Keep every line where the word "this" appears; drop the rest.

= RECORDS FOR THE EXERCISE =
-- START --

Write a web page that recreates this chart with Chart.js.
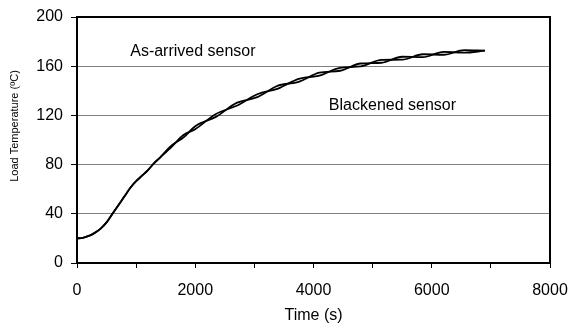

-- END --
-- START --

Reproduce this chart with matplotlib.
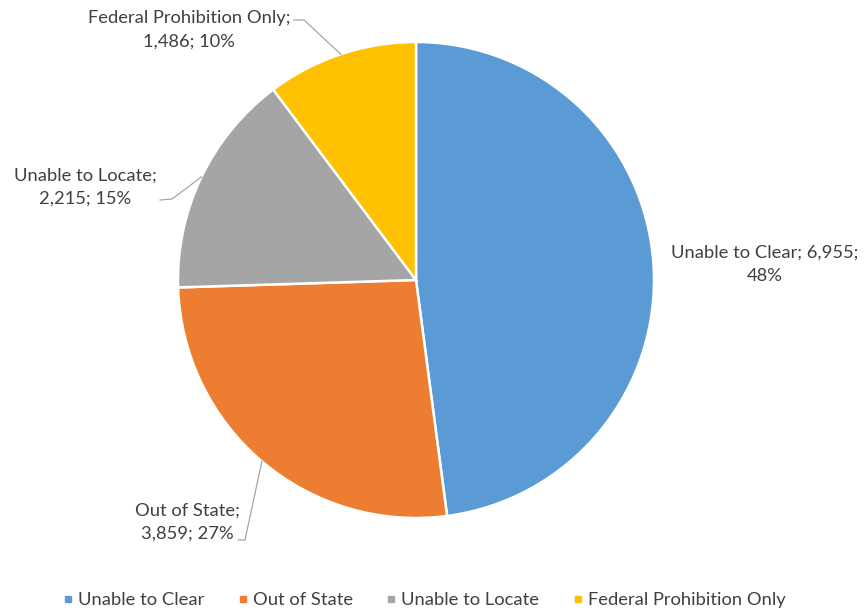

-- END --
-- START --

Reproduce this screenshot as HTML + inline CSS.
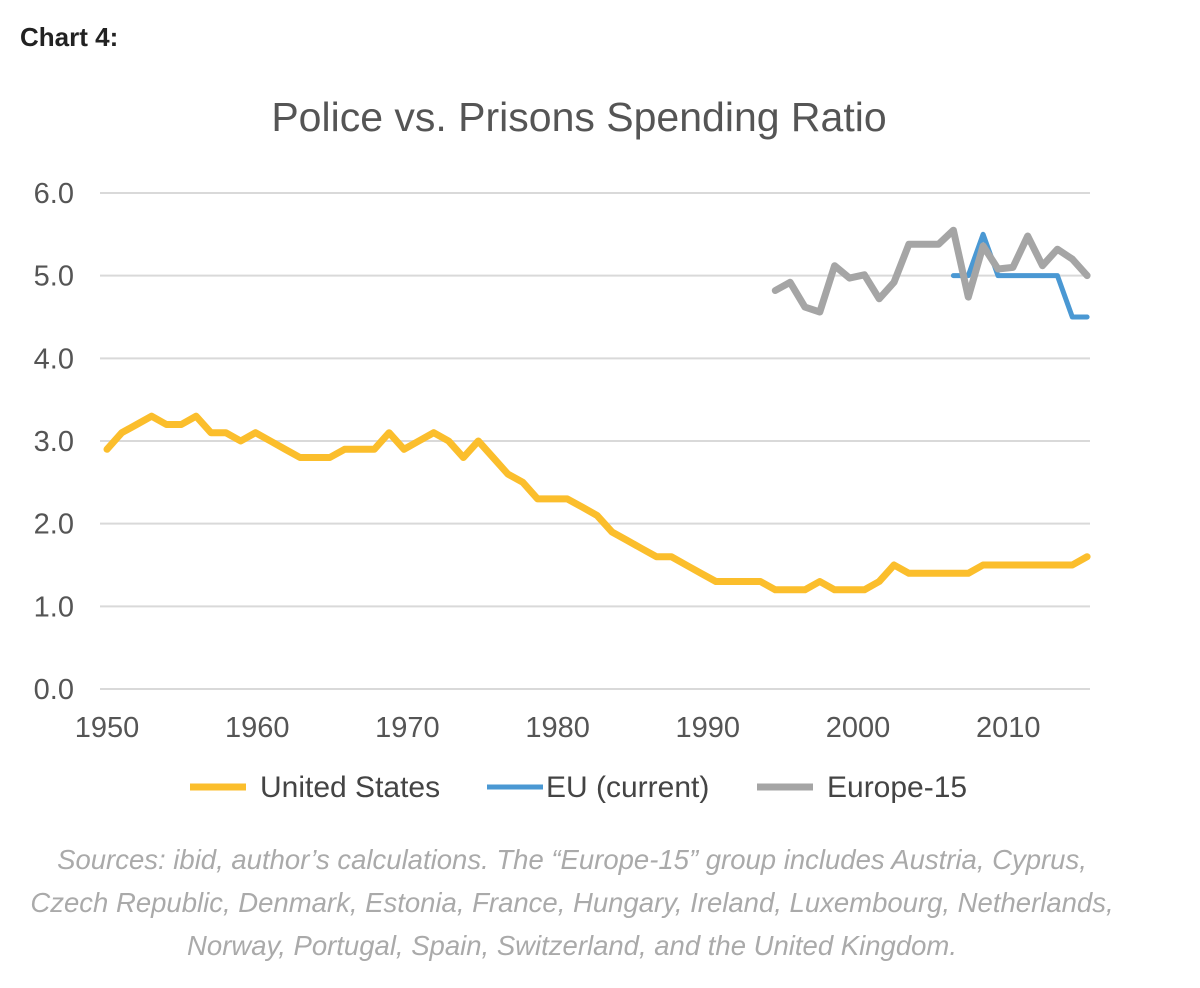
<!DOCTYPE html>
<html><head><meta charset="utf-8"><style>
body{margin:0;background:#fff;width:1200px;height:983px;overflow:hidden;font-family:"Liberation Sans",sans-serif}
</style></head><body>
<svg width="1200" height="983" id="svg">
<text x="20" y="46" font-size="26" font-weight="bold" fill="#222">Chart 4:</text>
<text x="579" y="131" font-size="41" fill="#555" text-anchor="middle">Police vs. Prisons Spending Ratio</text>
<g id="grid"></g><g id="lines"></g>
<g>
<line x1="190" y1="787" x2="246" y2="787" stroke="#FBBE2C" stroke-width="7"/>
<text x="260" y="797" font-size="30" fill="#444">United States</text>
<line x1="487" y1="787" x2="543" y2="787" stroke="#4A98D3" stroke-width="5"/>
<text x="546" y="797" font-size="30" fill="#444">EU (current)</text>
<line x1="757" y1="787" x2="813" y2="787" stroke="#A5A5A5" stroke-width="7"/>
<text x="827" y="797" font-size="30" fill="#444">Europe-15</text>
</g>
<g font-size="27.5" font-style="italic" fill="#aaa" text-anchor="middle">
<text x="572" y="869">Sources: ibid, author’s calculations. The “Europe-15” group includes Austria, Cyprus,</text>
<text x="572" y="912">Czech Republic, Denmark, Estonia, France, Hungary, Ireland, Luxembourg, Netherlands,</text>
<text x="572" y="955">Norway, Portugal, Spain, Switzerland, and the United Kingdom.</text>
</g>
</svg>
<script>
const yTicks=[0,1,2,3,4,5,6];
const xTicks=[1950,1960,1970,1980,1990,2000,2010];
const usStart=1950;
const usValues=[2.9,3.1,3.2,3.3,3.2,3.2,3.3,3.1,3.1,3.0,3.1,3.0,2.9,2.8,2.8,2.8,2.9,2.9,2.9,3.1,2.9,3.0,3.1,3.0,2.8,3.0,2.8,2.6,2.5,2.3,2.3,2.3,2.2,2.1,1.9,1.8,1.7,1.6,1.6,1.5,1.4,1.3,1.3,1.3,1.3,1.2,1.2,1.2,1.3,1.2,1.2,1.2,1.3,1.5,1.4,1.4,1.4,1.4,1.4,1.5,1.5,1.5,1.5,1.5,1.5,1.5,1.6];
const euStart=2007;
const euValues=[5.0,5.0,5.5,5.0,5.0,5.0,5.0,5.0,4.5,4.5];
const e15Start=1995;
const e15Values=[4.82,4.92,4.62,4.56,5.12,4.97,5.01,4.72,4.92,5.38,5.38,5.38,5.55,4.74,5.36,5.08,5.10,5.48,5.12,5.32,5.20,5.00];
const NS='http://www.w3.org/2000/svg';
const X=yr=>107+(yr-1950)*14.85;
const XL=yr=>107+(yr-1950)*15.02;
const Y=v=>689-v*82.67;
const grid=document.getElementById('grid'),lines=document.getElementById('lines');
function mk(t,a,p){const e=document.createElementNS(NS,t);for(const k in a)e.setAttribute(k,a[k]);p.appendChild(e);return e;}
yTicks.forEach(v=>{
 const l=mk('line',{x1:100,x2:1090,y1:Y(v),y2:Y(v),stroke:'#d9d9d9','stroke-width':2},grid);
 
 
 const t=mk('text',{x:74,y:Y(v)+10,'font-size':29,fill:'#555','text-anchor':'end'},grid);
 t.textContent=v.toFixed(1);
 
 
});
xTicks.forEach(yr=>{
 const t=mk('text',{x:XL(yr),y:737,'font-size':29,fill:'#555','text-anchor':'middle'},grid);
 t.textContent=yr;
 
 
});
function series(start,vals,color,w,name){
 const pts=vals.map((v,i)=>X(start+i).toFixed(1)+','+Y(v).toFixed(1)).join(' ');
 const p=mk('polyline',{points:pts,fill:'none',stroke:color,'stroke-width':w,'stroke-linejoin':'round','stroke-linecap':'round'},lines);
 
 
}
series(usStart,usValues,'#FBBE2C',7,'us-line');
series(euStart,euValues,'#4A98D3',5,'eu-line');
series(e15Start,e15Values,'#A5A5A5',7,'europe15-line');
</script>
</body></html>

-- END --

= OUTPUT OF THE EXERCISE =
Write a web page that recreates this chart with Chart.js.
Reproduce this chart with matplotlib.
Reproduce this screenshot as HTML + inline CSS.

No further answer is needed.